2. Private Pension (Personal Pension)

A private pension is a pension plan that an individual sets up and manages themselves. It is not linked to employment and is usually used by self-employed people or those who want to supplement their workplace pension.


Key Features:


  • Self-Managed: The individual opens and manages the pension, choosing the amount to contribute and the investment options (often with the help of a pension provider).


  • Contributions: Contributions are voluntary and can vary each year. The individual is responsible for contributing to the pension and may receive tax relief on contributions, depending on their income and tax status.


  • Types: There are different types of private pensions, such as:


  • Stakeholder Pension: A simple, low-cost pension scheme that comes with certain government safeguards.

  • Self-Invested Personal Pension (SIPP): A more flexible pension that allows the individual to have more control over their investment choices.

  • Personal Pension Plans: These are pensions set up by financial institutions, where you contribute to the plan, and it is invested for you.


Pros:


  • Flexibility: Private pensions are more flexible in terms of contribution amounts and investment choices. You can change the amount you contribute, or even stop contributing, depending on your financial situation.


  • Portable: Unlike workplace pensions, which are tied to a particular employer, private pensions can be kept when changing jobs or when self-employed.


  • Control Over Investments: In schemes like a SIPP, you have the option to directly manage the investments in your pension.


Cons:


  • No Employer Contributions: With private pensions, there are no employer contributions, meaning all contributions must come from the individual.


  • Investment Risk: Like with defined contribution schemes, the value of the pension pot depends on the performance of the investments, which can go up or down.


  • Fees: Some private pension schemes come with management fees, which can reduce the overall value of the pension pot over time.


Summary of Differences:

Feature

Employment Pension

Private Pension

Who provides it?

Employer (though you can contribute)

The individual (self-managed)

Contributions

Employee and employer contribute

Employee contributes (or self-employed individual)

Type of Pension

Defined Contribution (DC) or Defined Benefit (DB)

Personal Pension (including Stakeholder or SIPP)

Employer Contributions

Yes (typically)

No employer contributions

Tax Relief

Yes (on both employee and employer contributions)

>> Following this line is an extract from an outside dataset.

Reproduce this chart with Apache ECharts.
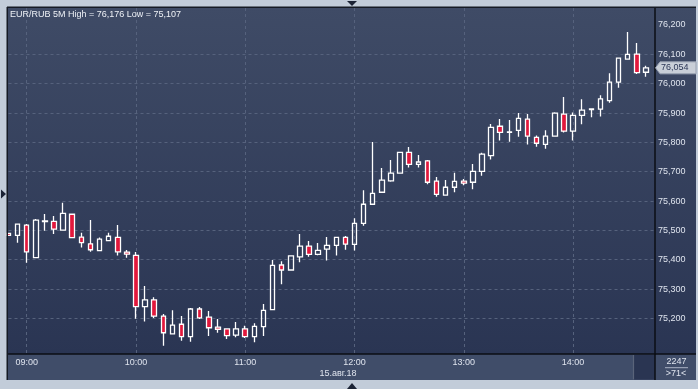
<!DOCTYPE html>
<html><head><meta charset="utf-8">
<script src="https://cdn.jsdelivr.net/npm/echarts@6/dist/echarts.min.js"></script>
<style>html,body{margin:0;padding:0;background:#c2ccd9;}#c{width:698px;height:389px;}</style>
</head><body><div id="c"></div>
<script>
const times = ['08:50','08:55','09:00','09:05','09:10','09:15','09:20','09:25','09:30','09:35','09:40','09:45','09:50','09:55',
'10:00','10:05','10:10','10:15','10:20','10:25','10:30','10:35','10:40','10:45','10:50','10:55',
'11:00','11:05','11:10','11:15','11:20','11:25','11:30','11:35','11:40','11:45','11:50','11:55',
'12:00','12:05','12:10','12:15','12:20','12:25','12:30','12:35','12:40','12:45','12:50','12:55',
'13:00','13:05','13:10','13:15','13:20','13:25','13:30','13:35','13:40','13:45','13:50','13:55',
'14:00','14:05','14:10','14:15','14:20','14:25','14:30','14:35','14:40','14:45'];
const opens  = [75.490,75.483,75.518,75.407,75.530,75.531,75.501,75.555,75.477,75.454,75.431,75.465,75.476,75.426,
75.415,75.240,75.263,75.208,75.147,75.180,75.138,75.232,75.204,75.170,75.164,75.143,
75.164,75.138,75.172,75.230,75.382,75.365,75.410,75.446,75.418,75.436,75.449,75.476,
75.452,75.524,75.589,75.630,75.669,75.695,75.766,75.725,75.737,75.668,75.620,75.647,
75.668,75.664,75.701,75.755,75.855,75.834,75.841,75.879,75.817,75.793,75.821,75.896,
75.838,75.892,75.912,75.913,75.942,76.005,76.084,76.101,76.039];
const closes = [75.483,75.521,75.427,75.535,75.532,75.504,75.558,75.475,75.458,75.434,75.470,75.480,75.427,75.419,
75.240,75.263,75.208,75.151,75.177,75.138,75.232,75.202,75.168,75.163,75.141,75.164,
75.138,75.173,75.227,75.381,75.365,75.413,75.446,75.418,75.432,75.449,75.476,75.453,
75.524,75.589,75.626,75.671,75.695,75.766,75.725,75.733,75.664,75.623,75.647,75.667,
75.661,75.701,75.760,75.851,75.834,75.836,75.882,75.821,75.797,75.821,75.900,75.838,
75.892,75.910,75.914,75.948,76.005,76.087,76.100,76.038,76.054];
const lows   = [75.482,75.458,75.390,75.407,75.499,75.488,75.499,75.474,75.442,75.427,75.430,75.465,75.414,75.407,
75.199,75.189,75.201,75.107,75.145,75.124,75.120,75.198,75.140,75.151,75.130,75.136,
75.133,75.119,75.140,75.229,75.316,75.364,75.391,75.410,75.415,75.397,75.414,75.434,
75.431,75.516,75.589,75.629,75.666,75.694,75.714,75.714,75.657,75.615,75.619,75.630,
75.654,75.640,75.686,75.742,75.806,75.802,75.819,75.793,75.785,75.778,75.820,75.834,
75.806,75.862,75.886,75.888,75.935,75.986,76.082,76.033,76.024];
const highs  = [75.491,75.522,75.522,75.539,75.556,75.549,75.594,75.556,75.492,75.535,75.476,75.492,75.518,75.433,
75.426,75.310,75.272,75.215,75.228,75.208,75.235,75.239,75.225,75.198,75.165,75.188,
75.175,75.183,75.249,75.399,75.395,75.414,75.488,75.464,75.457,75.477,75.477,75.481,
75.541,75.637,75.801,75.713,75.740,75.767,75.784,75.757,75.740,75.682,75.672,75.696,
75.675,75.726,75.765,75.863,75.880,75.876,75.900,75.897,75.823,75.841,75.903,75.955,
75.902,75.947,75.915,75.961,76.036,76.087,76.176,76.139,76.061];
const xLabelTimes = ['09:00','10:00','11:00','12:00','13:00','14:00'];
const yLabelValues = [75.2,75.3,75.4,75.5,75.6,75.7,75.8,75.9,76.0,76.1,76.2];
const yGridValues = [75.2,75.3,75.4,75.5,75.6,75.7,75.8,75.9,76.0,76.1];
const lastPrice = 76.054;
const titleText = 'EUR/RUB 5M High = 76,176 Low = 75,107';
const dateText = '15.авг.18';
const cornerTop = '2247';
const cornerBottom = '>71<';

const FONT = 'Liberation Sans, Arial, sans-serif';
const fmt = v => v.toFixed(3).replace('.', ',');
const chart = echarts.init(document.getElementById('c'), null, {renderer:'canvas'});
const isHour = (i, v) => xLabelTimes.indexOf(v) >= 0;
chart.setOption({
  animation: false,
  grid: {left: 8.5, right: 43, top: 8, bottom: 35, containLabel: false},
  xAxis: {
    type: 'category', data: times, boundaryGap: false,
    axisLine: {show: true, lineStyle: {color: '#0b0e15', width: 1.5}},
    axisTick: {show: false},
    axisLabel: {interval: isHour, color: '#dfe4ee', fontSize: 9, fontFamily: FONT, margin: 4},
    splitLine: {show: true, interval: isHour, lineStyle: {color: '#56627d', type: [3, 3], width: 1}}
  },
  yAxis: {
    type: 'value', position: 'right', min: 75.0786, max: 76.258, scale: true,
    axisLine: {show: true, lineStyle: {color: '#0b0e15', width: 1.5}},
    axisTick: {show: false, customValues: yGridValues},
    axisLabel: {customValues: yLabelValues, formatter: fmt, color: '#dfe4ee', fontSize: 9, fontFamily: FONT, margin: 3},
    splitLine: {show: true, lineStyle: {color: '#56627d', type: [3, 3], width: 1}}
  },
  series: [{
    type: 'candlestick',
    data: opens.map((o, i) => [o, closes[i], lows[i], highs[i]]),
    barWidth: 5,
    clip: true,
    itemStyle: {color: 'rgba(0,0,0,0)', color0: '#e2183c', borderColor: '#ffffff', borderColor0: '#ffffff', borderWidth: 1.3}
  }]
});

const py = chart.convertToPixel({yAxisIndex: 0}, lastPrice);
const dark = '#1b2335';
chart.setOption({
  graphic: [
    {type: 'rect', z: -100, shape: {x: 7, y: 7, width: 689, height: 347},
     style: {fill: {type: 'linear', x: 0, y: 0, x2: 0, y2: 1, colorStops: [{offset: 0, color: '#3f4b66'}, {offset: 1, color: '#2a3553'}]}}},
    {type: 'rect', z: -100, shape: {x: 7, y: 354, width: 689, height: 26}, style: {fill: '#404d69'}},
    {type: 'rect', z: -99, shape: {x: 633.5, y: 355, width: 21.5, height: 24.5}, style: {fill: '#2a3552'}},
    {type: 'line', z: -98, shape: {x1: 633.5, y1: 355, x2: 633.5, y2: 379.5}, style: {stroke: '#5a647a', lineWidth: 1.2}},
    {type: 'line', z: 50, shape: {x1: 7.25, y1: 7, x2: 7.25, y2: 380}, style: {stroke: '#151a24', lineWidth: 1.5}},
    {type: 'line', z: 50, shape: {x1: 7, y1: 7.25, x2: 696, y2: 7.25}, style: {stroke: '#151a24', lineWidth: 1.5}},
    {type: 'line', z: 50, shape: {x1: 655, y1: 354, x2: 655, y2: 380}, style: {stroke: '#0b0e15', lineWidth: 1.5}},
    {type: 'line', z: 50, shape: {x1: 655, y1: 354, x2: 696, y2: 354}, style: {stroke: '#0b0e15', lineWidth: 1.5}},
    {type: 'polygon', z: 50, shape: {points: [[347, 1], [357, 1], [352, 6]]}, style: {fill: dark}},
    {type: 'polygon', z: 50, shape: {points: [[1, 189.5], [1, 198.5], [6, 194]]}, style: {fill: dark}},
    {type: 'polygon', z: 50, shape: {points: [[347, 389], [357, 389], [352, 383]]}, style: {fill: dark}},
    {type: 'text', z: 60, x: 10, y: 15, style: {text: titleText, fill: '#eef1f6', fontSize: 9, fontFamily: FONT, verticalAlign: 'middle', align: 'left'}},
    {type: 'text', z: 60, x: 338, y: 373.7, style: {text: dateText, fill: '#dfe4ee', fontSize: 9, fontFamily: FONT, verticalAlign: 'middle', align: 'center'}},
    {type: 'text', z: 60, x: 676.5, y: 361.3, style: {text: cornerTop, fill: '#dfe4ee', fontSize: 9, fontFamily: FONT, verticalAlign: 'middle', align: 'center'}},
    {type: 'line', z: 60, shape: {x1: 665, y1: 367.7, x2: 688, y2: 367.7}, style: {stroke: '#aab3c4', lineWidth: 1}},
    {type: 'text', z: 60, x: 676, y: 373.7, style: {text: cornerBottom, fill: '#dfe4ee', fontSize: 9, fontFamily: FONT, verticalAlign: 'middle', align: 'center'}},
    {type: 'polygon', z: 70, shape: {points: [[655.5, py], [660, py - 6], [696, py - 6], [696, py + 6], [660, py + 6]]}, style: {fill: '#c9cfd8', stroke: '#98a1b2', lineWidth: 1}},
    {type: 'text', z: 71, x: 661, y: py, style: {text: fmt(lastPrice), fill: '#2b3656', fontSize: 9, fontFamily: FONT, verticalAlign: 'middle', align: 'left'}}
  ]
});
</script></body></html>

Yes (on individual contributions)

Control over Investments

Limited (for DC and DB schemes)

High (especially with SIPPs)

Risk

Investment risk (DC) or guaranteed income (DB)

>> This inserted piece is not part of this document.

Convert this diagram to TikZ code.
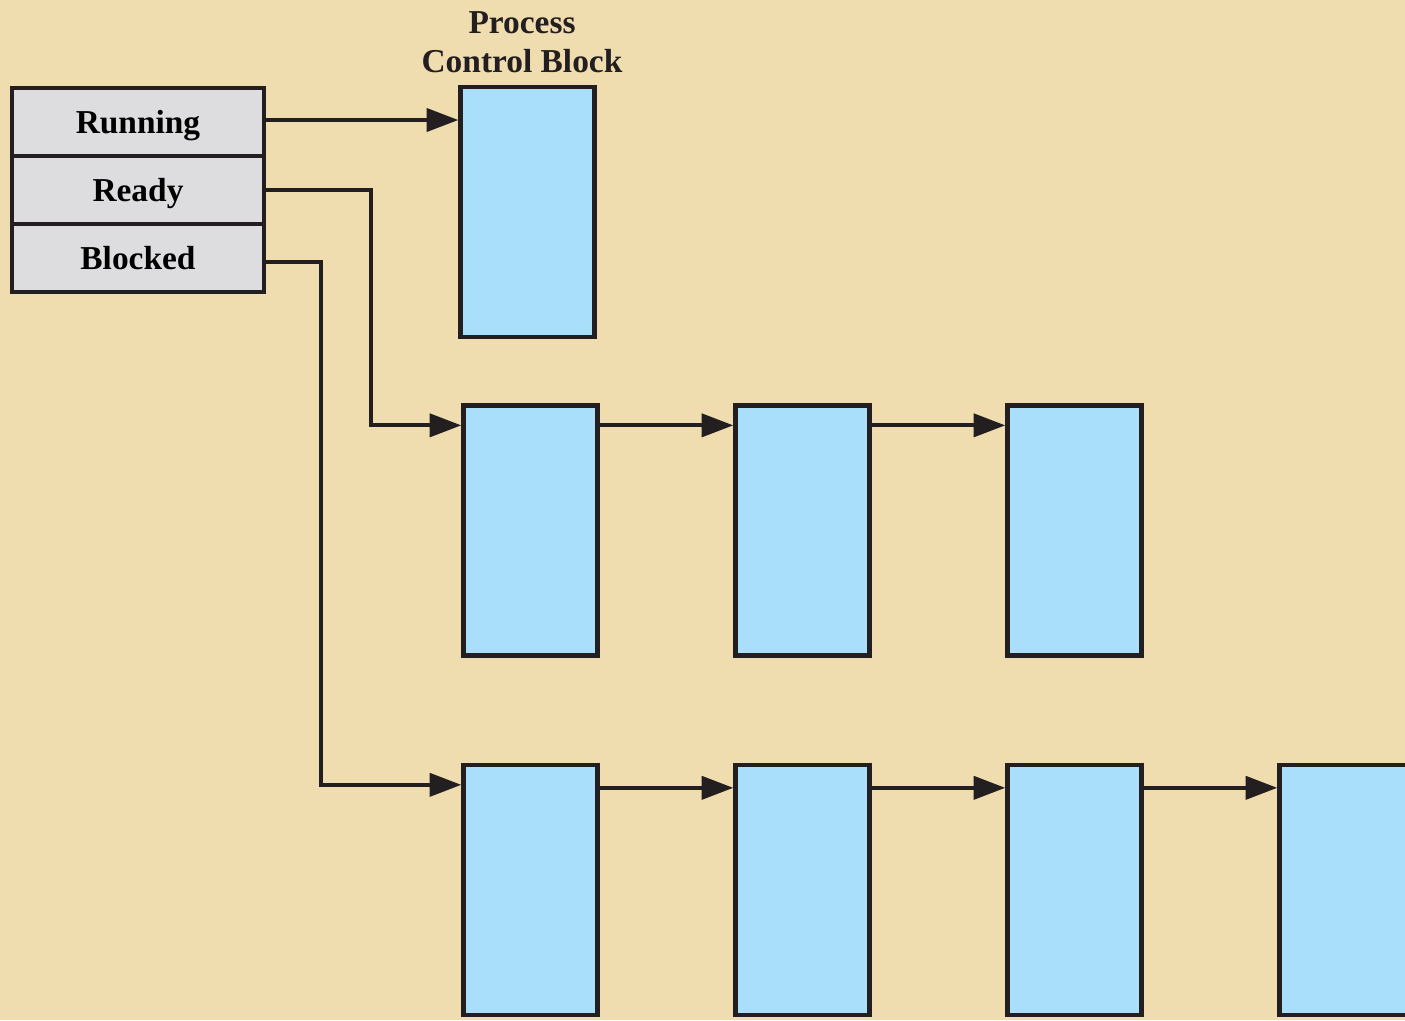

Investment risk (depends on investment choices)

Portability

Tied to employer (DC and DB)

Fully portable


In conclusion, employment pensions are provided by your employer and may come with contributions from them, while private pensions are set up by individuals, often to supplement retirement savings. Both offer tax relief, but private pensions provide more flexibility and control, whereas workplace pensions may offer guaranteed benefits (in the case of DB schemes) or employer contributions.